Monday, August 29, 2011

How To Decommission Fukushima?

What is actually going to take place at the Fukushima No. 1 Nuclear Power Plant, where word is that the four reactors that were crippled in the Great East Japan Earthquake and tsunami will eventually be decommissioned?

The Ministry of Economy, Trade and Industry's Nuclear and Industrial Safety Agency (NISA) defines "decommissioning" as the process of removing spent fuel from reactors and dismantling all facilities. Ultimately, the site of a decommissioned reactor is meant to be reverted into a vacant lot.

The standard decommissioning process entails six major steps: 1. Remove spent fuel rods, 2. Remove radioactive materials that have become affixed to reactor pipes and containers, 3. Wait for radiation levels to go down with time, 4. Dismantle reactors and other internal vessels and pipes, 5. Dismantle the reactor buildings, and 6. Make the site into a vacant lot.

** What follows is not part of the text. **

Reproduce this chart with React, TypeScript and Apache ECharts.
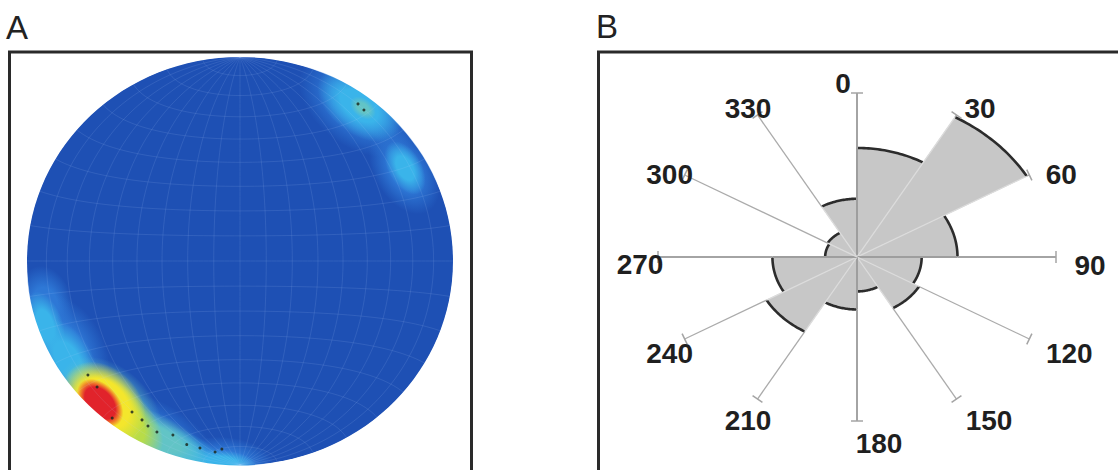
import React, { useEffect, useRef } from "react";
import * as echarts from "echarts";

// ---------------- Panel B : rose diagram data ----------------
const ROSE_BIN_STARTS = [0, 30, 60, 90, 120, 150, 180, 210, 240, 270, 300, 330];
const ROSE_BIN_WIDTH = 30;
const ROSE_VALUES = [66.5, 98.5, 50.5, 32.5, 36, 21, 32, 52.5, 42.5, 16, 17, 35.5];
const ROSE_AXIS_MAX = 100;
const ROSE_AXIS_ANGLES = [0, 30, 60, 90, 120, 150, 180, 210, 240, 270, 300, 330];
const ROSE_AXIS_LABELS = ["0", "30", "60", "90", "120", "150", "180", "210", "240", "270", "300", "330"];

// ---------------- Panel A : stereonet data ----------------
const NET_MERIDIANS = [-80, -70, -60, -50, -40, -30, -20, -10, 0, 10, 20, 30, 40, 50, 60, 70, 80];
const NET_PARALLELS = [-80, -70, -60, -50, -40, -30, -20, -10, 0, 10, 20, 30, 40, 50, 60, 70, 80];

// projected pole positions (unit net radius)
const POLE_X = [-0.714, -0.671, -0.507, -0.46, -0.432, -0.39, -0.315, -0.188, -0.117, -0.085, 0.554, 0.582, -0.6, -0.25];
const POLE_Y = [-0.559, -0.618, -0.74, -0.779, -0.809, -0.838, -0.853, -0.917, -0.936, -0.922, 0.77, 0.74, -0.77, -0.9];

// density concentrations (centre, extents in net radii, tilt, level)
const BLOB_X = [-0.915, -0.822, -0.423, -0.07, 0.554, 0.772, -0.915, -0.808, -0.305, -0.085, 0.56, 0.775, -0.61, -0.39, 0.577, -0.58, -0.64, -0.657];
const BLOB_Y = [-0.216, -0.436, -0.877, -0.985, 0.765, 0.446, -0.314, -0.485, -0.926, -0.985, 0.762, 0.456, -0.73, -0.865, 0.75, -0.77, -0.7, -0.696];
const BLOB_RX = [0.19, 0.286, 0.357, 0.238, 0.32, 0.23, 0.167, 0.214, 0.262, 0.167, 0.23, 0.14, 0.3, 0.27, 0.07, 0.27, 0.23, 0.135];
const BLOB_RY = [0.133, 0.19, 0.19, 0.119, 0.2, 0.145, 0.086, 0.119, 0.105, 0.057, 0.135, 0.08, 0.2, 0.11, 0.045, 0.15, 0.17, 0.088];
const BLOB_ROT = [-78, -62, -28, -5, -37, -60, -72, -60, -22, -5, -37, -60, -45, -27, -37, -42, -45, -48];
const BLOB_LEVEL = [0, 0, 0, 0, 0, 0, 1, 1, 1, 1, 1, 1, 2, 2, 2, 3, 4, 5];

const PANEL_LABELS = ["A", "B"];

// ---------------- styles ----------------
const DISC_BLUE = "#1e50b4";
const DENSITY_COLORS = ["#2e78d6", "#3ab4ea", "#62c4c6", "#b8dc48", "#f4e62c", "#e1232b"];
const FONT = '"Liberation Sans", Arial, Helvetica, sans-serif';
const LABEL_OFFSETS: Record<number, [number, number]> = {
  0: [-14, -10],
  30: [23.5, -6],
  60: [32, -1],
  90: [34, 8],
  120: [40, 14],
  150: [32.5, 21],
  180: [22, 22],
  210: [-9.5, 21],
  240: [-15, 14],
  270: [-18, 7.5],
  300: [-15, -1],
  330: [-9.5, -6],
};

function hexToRgba(hex: string, a: number) {
  const h = hex.replace("#", "");
  const r = parseInt(h.slice(0, 2), 16);
  const g = parseInt(h.slice(2, 4), 16);
  const b = parseInt(h.slice(4, 6), 16);
  return `rgba(${r},${g},${b},${a})`;
}

// Lambert equal-area (Schmidt) equatorial projection, unit primitive radius
function schmidt(lonDeg: number, latDeg: number): [number, number] {
  const l = (lonDeg * Math.PI) / 180;
  const p = (latDeg * Math.PI) / 180;
  const k = Math.sqrt(2 / (1 + Math.cos(p) * Math.cos(l)));
  return [(k * Math.cos(p) * Math.sin(l)) / Math.SQRT2, (k * Math.sin(p)) / Math.SQRT2];
}

export default function App() {
  const ref = useRef<HTMLDivElement>(null);

  useEffect(() => {
    if (!ref.current) return;
    const chart = echarts.init(ref.current, null, { renderer: "svg" });

    const blobData = BLOB_X.map((x, i) => [x, BLOB_Y[i], BLOB_RX[i], BLOB_RY[i], BLOB_ROT[i], BLOB_LEVEL[i]]);
    const netData = [
      ...NET_MERIDIANS.map((a) => [0, a]),
      ...NET_PARALLELS.map((a) => [1, a]),
    ];
    const poleData = POLE_X.map((x, i) => [x, POLE_Y[i]]);
    const roseData = ROSE_BIN_STARTS.map((s, i) => [s, ROSE_BIN_WIDTH, ROSE_VALUES[i]]);
    const axisData = ROSE_AXIS_ANGLES.map((a, i) => [a, i]);

    const option: any = {
      animation: false,
      backgroundColor: "#ffffff",
      grid: [
        { left: 27, top: 57, width: 426, height: 408 },
        { left: 658, top: 93, width: 398, height: 328 },
      ],
      xAxis: [
        { type: "value", gridIndex: 0, min: -1, max: 1, show: false },
        { type: "value", gridIndex: 1, min: -1, max: 1, show: false },
      ],
      yAxis: [
        { type: "value", gridIndex: 0, min: -1, max: 1, show: false },
        { type: "value", gridIndex: 1, min: -1, max: 1, show: false },
      ],
      series: [
        // stereonet disc
        {
          type: "custom",
          xAxisIndex: 0,
          yAxisIndex: 0,
          z: 1,
          silent: true,
          data: [[0, 0]],
          renderItem: (_p: any, api: any) => {
            const c = api.coord([0, 0]);
            const s = api.size([1, 1]);
            return {
              type: "ellipse",
              shape: { cx: c[0], cy: c[1], rx: s[0], ry: s[1] },
              style: { fill: DISC_BLUE },
            };
          },
        },
        // density concentrations
        {
          type: "custom",
          xAxisIndex: 0,
          yAxisIndex: 0,
          z: 2,
          silent: true,
          data: blobData,
          renderItem: (_p: any, api: any) => {
            const c = api.coord([api.value(0), api.value(1)]);
            const s = api.size([1, 1]);
            const u = (s[0] + s[1]) / 2;
            const level = api.value(5);
            const col = DENSITY_COLORS[level];
            let stops;
            if (level === 5) {
              stops = [
                { offset: 0, color: col },
                { offset: 0.66, color: col },
                { offset: 0.82, color: "#ef7a2a" },
                { offset: 1, color: "rgba(239,122,42,0)" },
              ];
            } else if (level >= 3) {
              stops = [
                { offset: 0, color: col },
                { offset: 0.6, color: col },
                { offset: 1, color: hexToRgba(col, 0) },
              ];
            } else {
              stops = [
                { offset: 0, color: col },
                { offset: 0.45, color: col },
                { offset: 1, color: hexToRgba(col, 0) },
              ];
            }
            return {
              type: "ellipse",
              x: c[0],
              y: c[1],
              rotation: (api.value(4) * Math.PI) / 180,
              shape: { cx: 0, cy: 0, rx: api.value(2) * u, ry: api.value(3) * u },
              style: { fill: new echarts.graphic.RadialGradient(0.5, 0.5, 0.5, stops) },
            };
          },
        },
        // net lines
        {
          type: "custom",
          xAxisIndex: 0,
          yAxisIndex: 0,
          z: 3,
          silent: true,
          data: netData,
          renderItem: (_p: any, api: any) => {
            const kind = api.value(0);
            const a = api.value(1);
            const pts: number[][] = [];
            for (let t = -90; t <= 90; t += 2) {
              const xy = kind === 0 ? schmidt(a, t) : schmidt(t, a);
              pts.push(api.coord(xy));
            }
            return {
              type: "polyline",
              shape: { points: pts },
              style: { fill: "none", stroke: "rgba(190,215,255,0.12)", lineWidth: 1 },
            };
          },
        },
        // poles
        {
          type: "scatter",
          xAxisIndex: 0,
          yAxisIndex: 0,
          z: 4,
          silent: true,
          symbolSize: 3,
          itemStyle: { color: "#1d2a20", opacity: 0.85 },
          data: poleData,
        },
        // white mask outside the primitive circle
        {
          type: "custom",
          xAxisIndex: 0,
          yAxisIndex: 0,
          z: 5,
          silent: true,
          data: [[0, 0]],
          renderItem: (_p: any, api: any) => {
            const c = api.coord([0, 0]);
            const s = api.size([1, 1]);
            return {
              type: "ellipse",
              shape: { cx: c[0], cy: c[1], rx: s[0] + 20.5, ry: s[1] + 20.5 },
              style: { fill: "none", stroke: "#ffffff", lineWidth: 40 },
            };
          },
        },
        // rose petals
        {
          type: "custom",
          xAxisIndex: 1,
          yAxisIndex: 1,
          z: 2,
          silent: true,
          data: roseData,
          renderItem: (_p: any, api: any) => {
            const start = api.value(0);
            const width = api.value(1);
            const r = api.value(2) / ROSE_AXIS_MAX;
            const pts: number[][] = [];
            for (let a = start; a <= start + width + 1e-6; a += 1) {
              const t = (a * Math.PI) / 180;
              pts.push(api.coord([r * Math.sin(t), r * Math.cos(t)]));
            }
            const c = api.coord([0, 0]);
            return {
              type: "group",
              children: [
                {
                  type: "polygon",
                  shape: { points: [c, ...pts] },
                  style: { fill: "#c7c7c7", stroke: "#c7c7c7", lineWidth: 0.6 },
                },
                {
                  type: "polyline",
                  shape: { points: pts },
                  style: { fill: "none", stroke: "#2c2c2c", lineWidth: 2.6 },
                },
              ],
            };
          },
        },
        // rose radial axes + labels
        {
          type: "custom",
          xAxisIndex: 1,
          yAxisIndex: 1,
          z: 3,
          silent: true,
          data: axisData,
          renderItem: (_p: any, api: any) => {
            const a = api.value(0);
            const i = api.value(1);
            const t = (a * Math.PI) / 180;
            const c = api.coord([0, 0]);
            const e = api.coord([Math.sin(t), Math.cos(t)]);
            const isMain = a % 90 === 0;
            const bi = ROSE_BIN_STARTS.indexOf(a);
            const prev = (bi + ROSE_BIN_STARTS.length - 1) % ROSE_BIN_STARTS.length;
            const rIn = Math.max(ROSE_VALUES[bi], ROSE_VALUES[prev]) / ROSE_AXIS_MAX;
            const m = api.coord([rIn * Math.sin(t), rIn * Math.cos(t)]);
            const dx = e[0] - c[0];
            const dy = e[1] - c[1];
            const L = Math.hypot(dx, dy);
            const px = (-dy / L) * 6;
            const py = (dx / L) * 6;
            const lw = isMain ? 2 : 1.3;
            const off = LABEL_OFFSETS[a] || [0, 0];
            return {
              type: "group",
              children: [
                {
                  type: "line",
                  shape: { x1: c[0], y1: c[1], x2: m[0], y2: m[1] },
                  style: { stroke: isMain ? "#9e9e9e" : "#dcdcdc", lineWidth: lw },
                },
                {
                  type: "line",
                  shape: { x1: m[0], y1: m[1], x2: e[0], y2: e[1] },
                  style: { stroke: isMain ? "#a4a4a4" : "#ababab", lineWidth: lw },
                },
                {
                  type: "line",
                  shape: { x1: e[0] - px, y1: e[1] - py, x2: e[0] + px, y2: e[1] + py },
                  style: { stroke: "#a4a4a4", lineWidth: 1.5 },
                },
                {
                  type: "text",
                  x: e[0] + off[0],
                  y: e[1] + off[1],
                  z2: 10,
                  style: {
                    text: ROSE_AXIS_LABELS[i],
                    fill: "#1f1f1f",
                    font: `bold 28px ${FONT}`,
                    align: "center",
                    verticalAlign: "middle",
                    textAlign: "center",
                    textVerticalAlign: "middle",
                  },
                },
              ],
            };
          },
        },
      ],
      graphic: [
        {
          type: "rect",
          z: 100,
          silent: true,
          shape: { x: 9.5, y: 52, width: 462, height: 470 },
          style: { fill: "none", stroke: "#2a2a2a", lineWidth: 3 },
        },
        {
          type: "rect",
          z: 100,
          silent: true,
          shape: { x: 598.5, y: 52, width: 580, height: 470 },
          style: { fill: "none", stroke: "#2a2a2a", lineWidth: 3 },
        },
        {
          type: "text",
          z: 100,
          x: 6,
          y: 27,
          style: {
            text: PANEL_LABELS[0],
            fill: "#222222",
            font: `normal 33px ${FONT}`,
            align: "left",
            verticalAlign: "middle",
            textAlign: "left",
            textVerticalAlign: "middle",
          },
        },
        {
          type: "text",
          z: 100,
          x: 596,
          y: 26,
          style: {
            text: PANEL_LABELS[1],
            fill: "#222222",
            font: `normal 33px ${FONT}`,
            align: "left",
            verticalAlign: "middle",
            textAlign: "left",
            textVerticalAlign: "middle",
          },
        },
      ],
    };

    chart.setOption(option);
    return () => {
      chart.dispose();
    };
  }, []);

  return (
    <div
      ref={ref}
      style={{ position: "absolute", left: 0, top: 0, width: 1118, height: 470 }}
    />
  );
}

"Cleaning," "waiting," and "dismantling" are the three key actions in this process. Needless to say, this all needs to be done while simultaneously containing radioactive materials.

NOTE: Who are they kidding? Wait? Melt throughs? For almost 180 days Fukushima continues to spread it's poison throughout the Northern Hemisphere.....the half life of many of the radioactive elements are thousands of years.

Even Chernobyl area is uninhabitable after 25 years.